Por estos días las redes están plagadas de venias ante distintos candidatos. Los usuarios apuestan, conjeturan y en el mejor de los casos, cambian de opinión o bando. Allí podemos ver cómo cualquier irrelevante comentario de un aspirante se convierte en un tratado de política.
Hay algo en nuestra psiquis que propicia que los individuos y las masas no tengan la habilidad de gobernarse en el mundo psíquico, por eso se supeditan a los líderes con carisma. Cedemos nuestra soberanía individual a la idea de un líder salvador, de un caudillo, o de alguien que nos consiga un “puesto”.
Viven en nuestro entorno, los saludamos y asistimos a su invitación, pero ellos son facetas de nuestros egos inflados. ¿De qué nos quejamos si son nuestras proyecciones?

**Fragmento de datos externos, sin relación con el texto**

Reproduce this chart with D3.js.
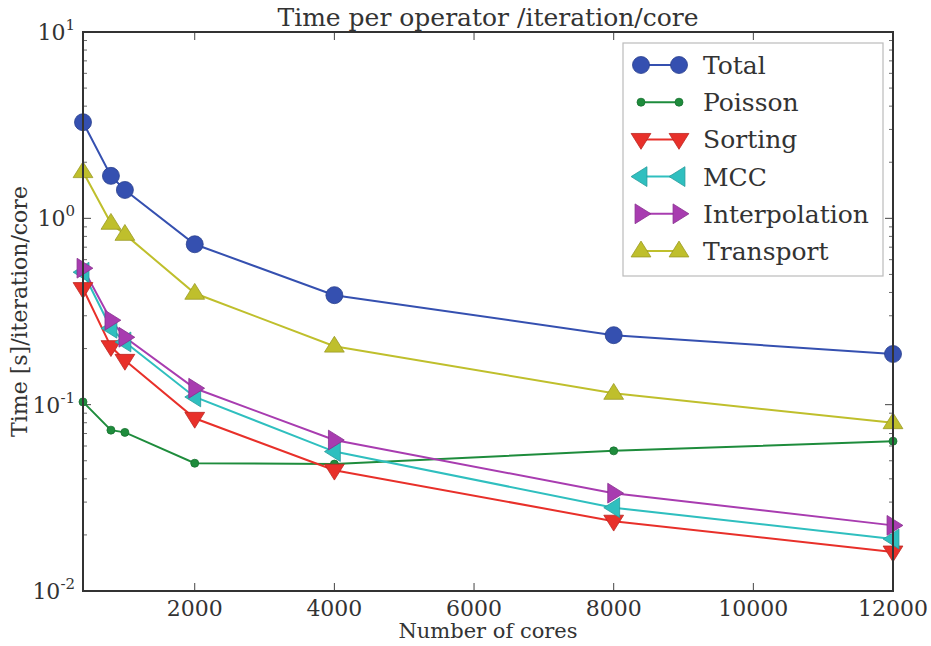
<!DOCTYPE html>
<html>
<head>
<meta charset="utf-8">
<script src="https://cdn.jsdelivr.net/npm/d3@7"></script>
<style>
  body { margin: 0; background: #fff; overflow: hidden; }
  svg { display: block; }
  svg text { font-family: "DejaVu Serif", serif; fill: #333; }
</style>
</head>
<body>
<div id="chart"></div>
<script>
const cores = [400, 800, 1000, 2000, 4000, 8000, 12000];
const total = [3.28, 1.69, 1.42, 0.726, 0.387, 0.236, 0.187];
const poisson = [0.1035, 0.073, 0.071, 0.0485, 0.048, 0.0565, 0.0637];
const sorting = [0.42, 0.205, 0.173, 0.0845, 0.0445, 0.0237, 0.0162];
const mcc = [0.514, 0.257, 0.217, 0.110, 0.056, 0.028, 0.019];
const interpolation = [0.54, 0.284, 0.23, 0.1225, 0.0646, 0.0335, 0.0225];
const transport = [1.78, 0.94, 0.82, 0.396, 0.206, 0.115, 0.080];
const xTicks = [2000, 4000, 6000, 8000, 10000, 12000];
const yTicks = [-2, -1, 0, 1];

const series = [
  { name: "Total", values: total, color: "#3550b0", marker: "circle", r: 8.5 },
  { name: "Poisson", values: poisson, color: "#1e8c3c", marker: "dot", r: 4 },
  { name: "Sorting", values: sorting, color: "#e8302a", marker: "down", r: 9 },
  { name: "MCC", values: mcc, color: "#2fbfbf", marker: "left", r: 9 },
  { name: "Interpolation", values: interpolation, color: "#a83cb0", marker: "right", r: 9 },
  { name: "Transport", values: transport, color: "#bfbf2c", marker: "up", r: 9 }
];

const width = 931, height = 646;
const margin = { top: 32, right: 38, bottom: 55, left: 83 };
const innerWidth = width - margin.left - margin.right;
const innerHeight = height - margin.top - margin.bottom;

const svg = d3.select("#chart").append("svg")
  .attr("width", width)
  .attr("height", height);

const g = svg.append("g")
  .attr("transform", `translate(${margin.left},${margin.top})`);

const x = d3.scaleLinear().domain([400, 12000]).range([0, innerWidth]);
const y = d3.scaleLog().domain([0.01, 10]).range([innerHeight, 0]);

// markers
function markerPath(type, r) {
  const h = r * 1.1;
  if (type === "down") return `M${-h},${-h * 0.6}L${h},${-h * 0.6}L0,${h}Z`;
  if (type === "up") return `M${-h},${h * 0.6}L${h},${h * 0.6}L0,${-h}Z`;
  if (type === "left") return `M${h * 0.6},${-h}L${h * 0.6},${h}L${-h},0Z`;
  if (type === "right") return `M${-h * 0.6},${-h}L${-h * 0.6},${h}L${h},0Z`;
  return d3.symbol().type(d3.symbolCircle).size(Math.PI * r * r)();
}

// Ticks (inward, all sides)
const minor = [];
for (let e = -2; e < 1; e++) for (let m = 2; m <= 9; m++) minor.push(m * Math.pow(10, e));

const ticks = g.append("g").attr("stroke", "#444");
yTicks.forEach(e => {
  const yy = y(Math.pow(10, e));
  ticks.append("line").attr("x1", 0).attr("x2", 8).attr("y1", yy).attr("y2", yy).attr("stroke-width", 1);
  ticks.append("line").attr("x1", innerWidth - 8).attr("x2", innerWidth).attr("y1", yy).attr("y2", yy).attr("stroke-width", 1);
});
minor.forEach(v => {
  const yy = y(v);
  ticks.append("line").attr("x1", 0).attr("x2", 4).attr("y1", yy).attr("y2", yy).attr("stroke-width", 0.8);
  ticks.append("line").attr("x1", innerWidth - 4).attr("x2", innerWidth).attr("y1", yy).attr("y2", yy).attr("stroke-width", 0.8);
});
xTicks.forEach(v => {
  const xx = x(v);
  ticks.append("line").attr("x1", xx).attr("x2", xx).attr("y1", innerHeight).attr("y2", innerHeight - 8).attr("stroke-width", 1);
  ticks.append("line").attr("x1", xx).attr("x2", xx).attr("y1", 0).attr("y2", 8).attr("stroke-width", 1);
});

// Tick labels
xTicks.forEach(v => {
  g.append("text")
    .attr("x", x(v)).attr("y", innerHeight + 25)
    .attr("text-anchor", "middle")
    .style("font-size", "22px")
    .text(v);
});
yTicks.forEach(e => {
  const t = g.append("text")
    .attr("x", -8).attr("y", y(Math.pow(10, e)) + 8)
    .attr("text-anchor", "end")
    .style("font-size", "22px");
  t.append("tspan").text("10");
  t.append("tspan").attr("dy", -10).style("font-size", "15px").text(e);
});

// Lines and markers
const line = d3.line().x((d, i) => x(cores[i])).y(d => y(d));

series.forEach(s => {
  g.append("path")
    .datum(s.values)
    .attr("fill", "none")
    .attr("stroke", s.color)
    .attr("stroke-width", 2)
    .attr("d", line);
});
series.forEach(s => {
  g.selectAll(null)
    .data(s.values)
    .enter()
    .append("path")
    .attr("d", markerPath(s.marker, s.r))
    .attr("transform", (d, i) => `translate(${x(cores[i])},${y(d)})`)
    .attr("fill", s.color)
    .attr("stroke", d3.color(s.color).darker(0.6))
    .attr("stroke-width", 0.8);
});

// Frame
g.append("rect")
  .attr("width", innerWidth).attr("height", innerHeight)
  .attr("fill", "none")
  .attr("stroke", "#333")
  .attr("stroke-width", 2);

// Legend
const legend = svg.append("g").attr("transform", "translate(623,43)");
legend.append("rect")
  .attr("width", 260).attr("height", 233)
  .attr("fill", "#fff")
  .attr("stroke", "#bbb")
  .attr("stroke-width", 1.2);
series.forEach((s, i) => {
  const item = legend.append("g").attr("transform", `translate(0,${22 + i * 37.2})`);
  item.append("line")
    .attr("x1", 18).attr("x2", 56)
    .attr("stroke", s.color).attr("stroke-width", 2);
  [18, 56].forEach(px => {
    item.append("path")
      .attr("d", markerPath(s.marker, s.r))
      .attr("transform", `translate(${px},0)`)
      .attr("fill", s.color)
      .attr("stroke", d3.color(s.color).darker(0.6))
      .attr("stroke-width", 0.8);
  });
  item.append("text")
    .attr("x", 80).attr("y", 9)
    .style("font-size", "25px")
    .text(s.name);
});

// Title and axis labels
svg.append("text")
  .attr("x", margin.left + innerWidth / 2).attr("y", 26)
  .attr("text-anchor", "middle")
  .style("font-size", "25px")
  .text("Time per operator /iteration/core");

svg.append("text")
  .attr("x", margin.left + innerWidth / 2).attr("y", 638)
  .attr("text-anchor", "middle")
  .style("font-size", "21px")
  .text("Number of cores");

svg.append("text")
  .attr("transform", `translate(27,${margin.top + innerHeight / 2}) rotate(-90)`)
  .attr("text-anchor", "middle")
  .style("font-size", "22px")
  .text("Time [s]/iteration/core");
</script>
</body>
</html>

Somos cómplices de los corruptos porque somos en esencia corruptos. Revisa lo que decía el viejo Julio César Turbay Ayala en la campaña presidencial del 78: “Tenemos que reducir la corrupción a sus justas proporciones”. Fue irónico, pero decía la verdad. Ahora la cosa es peor, pues hay carreras políticas encaminadas a la entronización y el perfeccionamiento de esa corrupción.
Fueron los contratistas quienes crearon ese 10% (hoy el 20%) de los contratos por “debajo de la mesa”, no fueron los políticos. Aunque luego vino la connivencia entre ambos.
El poder de los corruptos surge de nuestra empatía con lo superficial y fácil. Está en la esencia de nuestras ansias de superarnos, pero lo negamos. El miedo hace que pidamos a gritos ser protegidos por ese tipo de gobernantes. La causa de la corrupción no yace en el individuo que gobierna, sino en la psique de cada individuo que lo elige. Somos en alto grado responsables del desastre.
Sé que es difícil aceptar como propia la corrupción reinante. Creemos que pertenece a otros, pero es producto de la sociedad en la que crecimos. Solucionarla exige nuevos seres y nuevas generaciones; pero, por ahora está ahí, cada día creciente e inmodificable, como sombra.